Военные подвиги и любовные авантюры, которыми заняты «странствующие рыцари» (milites gyrovagantes) Северной Франции в XII столетии, в эпоху рыцарских турниров, кажутся совершенно спонтанными. Но среди этих рыцарей — младших представителей рода, изгнанных из дома, — есть и прямые наследники, чьи странствия вписываются в общую схему линьяжной политики; их маршрут не случаен, они пускаются на поиски приключений скорее из желания пройти некую инициацию, нежели просто выступить на турнире. В результате аристократические семейства все больше смешиваются, чему несомненно способствует борьба церкви с браками между близкими родственниками. Впрочем, девушки и молодые люди не совсем избавлены от контроля со стороны их линьяжа, и это накладывает отпечаток на их выбор. Разве могут несколько непредвиденных событий и бунтов разрушить систему родственных связей?
Около 1100 года в Северной Франции появляются первые литургические обряды бракосочетания: в первую очередь это церемонии англо–норманнского происхождения, сложившиеся в Британии или на материке; недавно они стали объектом исследования Жана–Батиста Молена и Проте Мютембе. Церковные обряды свидетельствуют о растущем проникновении церкви в жизнь «семей»: священники проверяют готовность будущих супругов вступить в брак и степень кровного родства, которое может стать препятствием к законному союзу. Позволив женщинам публично выражать свою волю и, вероятно, нарушив цикл брачных обменов введением более жестких экзогамных правил, не подорвала ли церковь основы аристократического порядка? Об освобождении женщины, которое Жюль Мишле считал одним из трех главных достижений XII века (наряду с освобождением «духа» и «общин»), свидетельствует прежде всего ритуал бракосочетания, выступающий гарантией религиозного достоинства супруги, равно как и залогом ее преимущественных прав в области ведения хозяйства. Впрочем, если тщательно сопоставить сборники литургических правил с теми несколькими строчками, которые автор жития или эпической поэмы иногда отводит описанию свадеб между представителями аристократии, можно прийти к выводу о незавершенности (или даже о недостаточной разработанности) этой церковной инициативы.

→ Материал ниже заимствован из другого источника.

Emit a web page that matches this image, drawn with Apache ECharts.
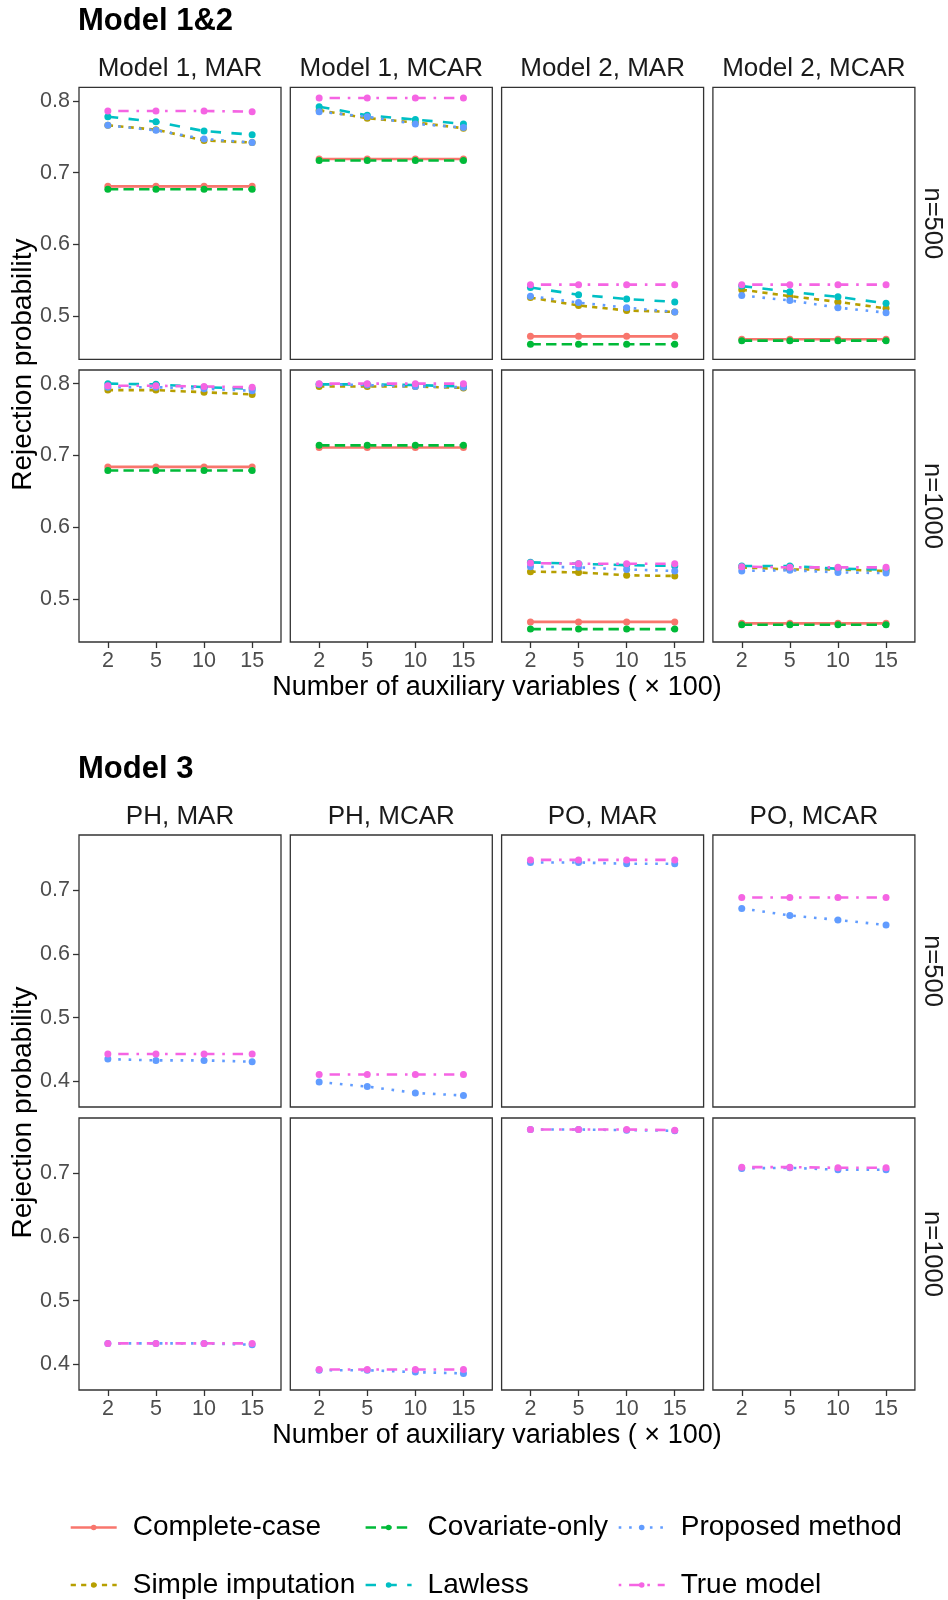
<!DOCTYPE html>
<html><head><meta charset="utf-8">
<script src="https://cdn.jsdelivr.net/npm/echarts@6/dist/echarts.min.js"></script>
<style>html,body{margin:0;padding:0;background:#fff}#chart{width:948px;height:1600px}</style>
</head><body><div id="chart"></div>
<script>
// ---------------- DATA ----------------
const xTickLabels = ['2', '5', '10', '15'];
const methods = ['Complete-case', 'Simple imputation', 'Covariate-only', 'Lawless', 'Proposed method', 'True model'];
const section1Title = 'Model 1&2';
const section2Title = 'Model 3';
const section1Columns = ['Model 1, MAR', 'Model 1, MCAR', 'Model 2, MAR', 'Model 2, MCAR'];
const section2Columns = ['PH, MAR', 'PH, MCAR', 'PO, MAR', 'PO, MCAR'];
const rowLabels = ['n=500', 'n=1000'];
const section1YTicks = [0.5, 0.6, 0.7, 0.8];
const section2YTicks = [0.4, 0.5, 0.6, 0.7];
const xTitle = 'Number of auxiliary variables ( \u00d7 100)';
const yTitle = 'Rejection probability';

// Section 1: rows per method in order of `methods`
const m1MAR_n500 = [
  [0.681, 0.681, 0.681, 0.681],
  [0.766, 0.760, 0.745, 0.742],
  [0.677, 0.677, 0.677, 0.677],
  [0.778, 0.771, 0.758, 0.753],
  [0.766, 0.759, 0.747, 0.742],
  [0.786, 0.786, 0.786, 0.785]
];
const m1MCAR_n500 = [
  [0.719, 0.719, 0.719, 0.719],
  [0.787, 0.776, 0.770, 0.762],
  [0.717, 0.717, 0.717, 0.717],
  [0.792, 0.780, 0.774, 0.768],
  [0.785, 0.778, 0.768, 0.763],
  [0.804, 0.804, 0.804, 0.804]
];
const m2MAR_n500 = [
  [0.472, 0.472, 0.472, 0.472],
  [0.526, 0.515, 0.508, 0.506],
  [0.461, 0.461, 0.461, 0.461],
  [0.540, 0.530, 0.524, 0.520],
  [0.528, 0.519, 0.512, 0.506],
  [0.544, 0.544, 0.544, 0.544]
];
const m2MCAR_n500 = [
  [0.468, 0.468, 0.468, 0.468],
  [0.537, 0.528, 0.520, 0.511],
  [0.466, 0.466, 0.466, 0.466],
  [0.542, 0.534, 0.527, 0.518],
  [0.529, 0.522, 0.512, 0.505],
  [0.544, 0.544, 0.544, 0.544]
];
const m1MAR_n1000 = [
  [0.684, 0.684, 0.684, 0.684],
  [0.791, 0.791, 0.788, 0.785],
  [0.679, 0.679, 0.679, 0.679],
  [0.800, 0.799, 0.795, 0.793],
  [0.795, 0.795, 0.793, 0.790],
  [0.797, 0.797, 0.796, 0.795]
];
const m1MCAR_n1000 = [
  [0.711, 0.711, 0.711, 0.711],
  [0.796, 0.796, 0.796, 0.794],
  [0.714, 0.714, 0.714, 0.714],
  [0.799, 0.799, 0.798, 0.796],
  [0.799, 0.798, 0.796, 0.795],
  [0.800, 0.800, 0.800, 0.800]
];
const m2MAR_n1000 = [
  [0.468, 0.468, 0.468, 0.468],
  [0.538, 0.537, 0.533, 0.532],
  [0.458, 0.458, 0.458, 0.458],
  [0.551, 0.549, 0.547, 0.546],
  [0.545, 0.544, 0.541, 0.539],
  [0.550, 0.549, 0.549, 0.549]
];
const m2MCAR_n1000 = [
  [0.466, 0.466, 0.466, 0.466],
  [0.544, 0.541, 0.541, 0.539],
  [0.464, 0.464, 0.464, 0.464],
  [0.546, 0.546, 0.542, 0.541],
  [0.539, 0.540, 0.537, 0.536],
  [0.545, 0.544, 0.544, 0.544]
];

// Section 2: only Proposed method and True model
const section2Methods = ['Proposed method', 'True model'];
const phMAR_n500 = [[0.435, 0.433, 0.433, 0.431], [0.443, 0.443, 0.443, 0.443]];
const phMCAR_n500 = [[0.399, 0.392, 0.382, 0.378], [0.411, 0.411, 0.411, 0.411]];
const poMAR_n500 = [[0.743, 0.743, 0.741, 0.741], [0.747, 0.747, 0.747, 0.747]];
const poMCAR_n500 = [[0.671, 0.660, 0.653, 0.645], [0.688, 0.688, 0.688, 0.688]];
const phMAR_n1000 = [[0.433, 0.433, 0.433, 0.431], [0.433, 0.433, 0.433, 0.433]];
const phMCAR_n1000 = [[0.391, 0.391, 0.388, 0.386], [0.392, 0.392, 0.392, 0.392]];
const poMAR_n1000 = [[0.768, 0.768, 0.767, 0.766], [0.768, 0.768, 0.768, 0.767]];
const poMCAR_n1000 = [[0.707, 0.708, 0.705, 0.705], [0.709, 0.709, 0.708, 0.708]];

// ---------------- STYLE ----------------
const FONT = 'Liberation Sans, Arial, sans-serif';
const methodColor = {
  'Complete-case': '#F8766D', 'Simple imputation': '#B79F00', 'Covariate-only': '#00BA38',
  'Lawless': '#00BFC4', 'Proposed method': '#619CFF', 'True model': '#F564E3'
};
const LW = 2.6;
const methodDash = {
  'Complete-case': 'solid',
  'Simple imputation': [2 * LW, 2 * LW],
  'Covariate-only': [4 * LW, 2 * LW],
  'Lawless': [4 * LW, 4 * LW],
  'Proposed method': [1 * LW, 3 * LW],
  'True model': [1 * LW, 3 * LW, 4 * LW, 3 * LW]
};

const colLefts = [79, 290.3, 501.6, 712.9];
const panelW = 202, panelH = 272;
const sectionRowTops = [[87.3, 370], [835, 1118]];
const sections = [
  { title: section1Title, cols: section1Columns, ticks: section1YTicks, yMin: 0.44, yMax: 0.819,
    methods: methods,
    panels: [[m1MAR_n500, m1MCAR_n500, m2MAR_n500, m2MCAR_n500], [m1MAR_n1000, m1MCAR_n1000, m2MAR_n1000, m2MCAR_n1000]] },
  { title: section2Title, cols: section2Columns, ticks: section2YTicks, yMin: 0.36, yMax: 0.786,
    methods: section2Methods,
    panels: [[phMAR_n500, phMCAR_n500, poMAR_n500, poMCAR_n500], [phMAR_n1000, phMCAR_n1000, poMAR_n1000, poMCAR_n1000]] }
];

const grids = [], xAxes = [], yAxes = [], series = [], graphics = [];
let gi = 0;
sections.forEach((sec, si) => {
  const off = si * 748;
  graphics.push({ type: 'text', x: 78, y: 21 + off,
    style: { text: sec.title, font: 'bold 31px ' + FONT, fill: '#000', align: 'left', verticalAlign: 'middle' } });
  sec.cols.forEach((c, ci) => {
    graphics.push({ type: 'text', x: colLefts[ci] + panelW / 2, y: 69 + off,
      style: { text: c, font: '26px ' + FONT, fill: '#1A1A1A', align: 'center', verticalAlign: 'middle' } });
  });
  rowLabels.forEach((r, ri) => {
    const t = sectionRowTops[si][ri];
    graphics.push({ type: 'text', x: 932, y: t + panelH / 2, rotation: -Math.PI / 2,
      style: { text: r, font: '25.5px ' + FONT, fill: '#1A1A1A', align: 'center', verticalAlign: 'middle' } });
  });
  graphics.push({ type: 'text', x: 23, y: (sectionRowTops[si][0] + sectionRowTops[si][1] + panelH) / 2, rotation: Math.PI / 2,
    style: { text: yTitle, font: '28px ' + FONT, fill: '#000', align: 'center', verticalAlign: 'middle' } });
  graphics.push({ type: 'text', x: (colLefts[0] + colLefts[3] + panelW) / 2, y: 688 + off,
    style: { text: xTitle, font: '27px ' + FONT, fill: '#000', align: 'center', verticalAlign: 'middle' } });

  sec.panels.forEach((row, ri) => {
    row.forEach((panel, ci) => {
      const isBottom = ri === 1, isLeft = ci === 0;
      grids.push({ left: colLefts[ci], top: sectionRowTops[si][ri], width: panelW, height: panelH,
        show: true, borderColor: '#333333', borderWidth: 1.3, backgroundColor: 'rgba(0,0,0,0)', containLabel: false });
      xAxes.push({ gridIndex: gi, type: 'value', min: 0.4, max: 4.6,
        axisLine: { show: false }, splitLine: { show: false },
        axisTick: { show: isBottom, length: 6, customValues: [1, 2, 3, 4], lineStyle: { color: '#333333', width: 1.3 } },
        axisLabel: { show: isBottom, customValues: [1, 2, 3, 4], formatter: v => xTickLabels[Math.round(v) - 1],
          fontSize: 21.5, fontFamily: FONT, color: '#4D4D4D', margin: 8 } });
      yAxes.push({ gridIndex: gi, type: 'value', min: sec.yMin, max: sec.yMax,
        axisLine: { show: false }, splitLine: { show: false },
        axisTick: { show: isLeft, length: 6, customValues: sec.ticks, lineStyle: { color: '#333333', width: 1.3 } },
        axisLabel: { show: isLeft, customValues: sec.ticks, formatter: v => v.toFixed(1),
          fontSize: 21.5, fontFamily: FONT, color: '#4D4D4D', margin: 9 } });
      sec.methods.forEach((m, mi) => {
        series.push({ type: 'line', name: m, xAxisIndex: gi, yAxisIndex: gi,
          data: panel[mi].map((v, i) => [i + 1, v]),
          symbol: 'circle', symbolSize: 7, showSymbol: true,
          lineStyle: { color: methodColor[m], width: LW, type: methodDash[m], cap: 'butt' },
          itemStyle: { color: methodColor[m] },
          emphasis: { disabled: true }, animation: false });
      });
      gi++;
    });
  });
});

// Legend: 3 columns x 2 rows (column-major order as in reference)
const legendCols = [69.4, 364.3, 617.4];
const legendRows = [1512.5, 1570];
const legendOrder = [['Complete-case', 'Simple imputation'], ['Covariate-only', 'Lawless'], ['Proposed method', 'True model']];
const legends = [];
legendOrder.forEach((col, ci) => col.forEach((name, ri) => {
  legends.push({ data: [name], left: legendCols[ci], top: legendRows[ri], orient: 'horizontal', padding: 0,
    itemWidth: 46, itemHeight: 7, selectedMode: false,
    lineStyle: { width: LW },
    textStyle: { fontSize: 28, fontFamily: FONT, color: '#000', lineHeight: 30, padding: [0, 0, 0, 11] } });
}));

const chart = echarts.init(document.getElementById('chart'), null, { renderer: 'canvas' });
chart.setOption({
  animation: false,
  backgroundColor: '#ffffff',
  grid: grids, xAxis: xAxes, yAxis: yAxes, series: series,
  legend: legends, graphic: graphics
});
</script></body></html>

Обыкновенно брак включает две процедуры; в «Житии святой Годеливы», сочинении середины XI века, они четко разделены. Получив согласие на предложение о браке, Бертульф принимает Годеливу под свою «мужнюю власть»: она считается sponsa[44]
с того момента, как только ответственность за нее, право и обязанность ее защищать в общественной сфере передаются мужу; убедившись, что документы о «вдовьей части» в порядке, отец передает Годеливу мужу с рук на руки. Договор нельзя разорвать, так что мать Бертульфа опоздала со своими упреками. Свадьба проходит в супружеском доме (с этих пор Годелива останется здесь в качестве sponsa nova nupta[45]); странно читать о том, что муж, уже начавший сожалеть о своем выборе, не присутствует на данной церемонии; его представляет мать, вынужденная скрывать неприязнь за любезной улыбкой! Бертульф появляется только через три дня… чтобы в скором времени переехать жить к отцу, оставив жену одну в супружеском доме, да еще под надзором. Трагическая развязка неминуема. Впрочем, эта история, в той или иной степени подвергшаяся авторской обработке, должна была выглядеть достоверно в глазах читателей; не случайно в ней проводится четкая граница между epousaille (помолвкой), с которой начинается ритуал брака, и noces (свадьбой)[46], его завершающей и придающей ему нерушимую силу с точки зрения церкви.Эпическая поэма «Эмери Нарбоннский», написанная в конце XII века, тоже изображает, хотя и менее драматично, два этапа традиционного заключения брака. Эмери посылает своих баронов просить руки прекрасной Эрменгарды у ее брата, короля Ломбардии, затем сам приезжает за ней; между мужчинами начинаются переговоры, в ходе которых посулы перемежаются угрозами, но при этом стороны пытаются не нарушить волю самой Эрменгарды. Хочет ли автор просто подыграть публике, когда подчеркивает это обстоятельство, или он воспроизводит «историческую» деталь? Ведь двое будущих супругов, ни разу прежде не встречавшихся, выбирают друг друга на основании репутации, которую имеет каждый из них. Во всяком случае, речи посредников звучат убедительно; вот как сам Эмери расписывает перед будущим шурином достоинства предлагаемого союза: «Еп totes corz en seroiz vos plus chier / Et en voz marches plus redote et fier» («Во всех судах вас будут ставить выше, во всех походах вас станут бояться больше»).